Prep time: 15 – 30 minutes

Bake time: 30 – 45 minutes


  • 9 inch pie crust (Pillsbury or other pre-made crust is ok)
  • 1/4lb. mushrooms, sliced (white or cremini work well)
  • minced onion (feel free to use as much or little as you’d like – I normally use ~1/4 cup of white onions or shallots)
  • 1 clove garlic
  • 3 tablespoons butter
  • 2 cans crabmeat, flaked
  • 1 teaspoon salt
  • 1 teaspoon pepper
  • 3 eggs, well beaten
  • 1 cup heavy cream
  • 1/2 cup Swiss cheese, shredded


  • Preheat oven to 350°F.
  • Press pie crust into round, 9 1/2 inch pie plate.

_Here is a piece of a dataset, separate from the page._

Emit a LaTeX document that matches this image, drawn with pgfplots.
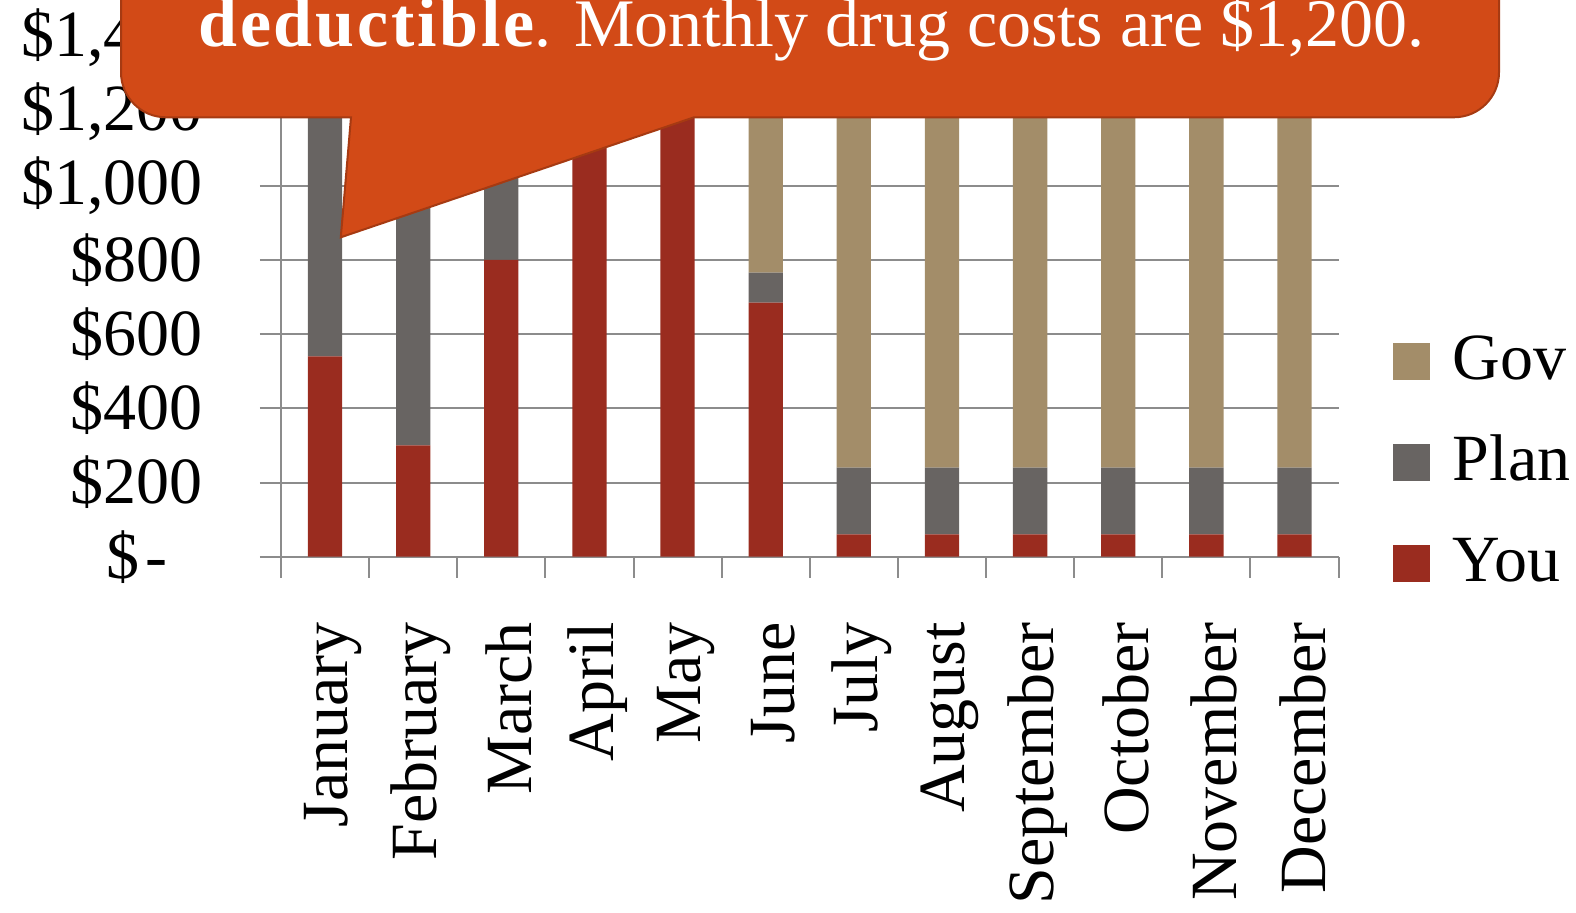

I use this one.
  • Make sure to drain all of the water out of the cans of crab. Leaving it moist means your quiche will taste fishy (and not so tasty!).
  • In a sauce pan, sauté garlic and mushrooms in butter, then add onion, crabmeat, salt, and pepper. Set aside.
  • Mix well-beaten eggs and cream.
  • Add egg and cream mixture to the sautéed ingredients. Mix in half of the Swiss cheese.
  • Pour mixture into the pie plate and top with the remainder of the Swiss cheese.
  • Bake for 45 minutes or until set.
  • Let quiche cool for 5 minutes or so until you cut into it and serve.


  • If you’re worried about burning the crust, cover it with tinfoil before you put it in the oven. Remove the tinfoil about 5 – 10 minutes before the quiche is finished.
  • Don’t like Swiss cheese? Try something different like mozzarella or parmesan.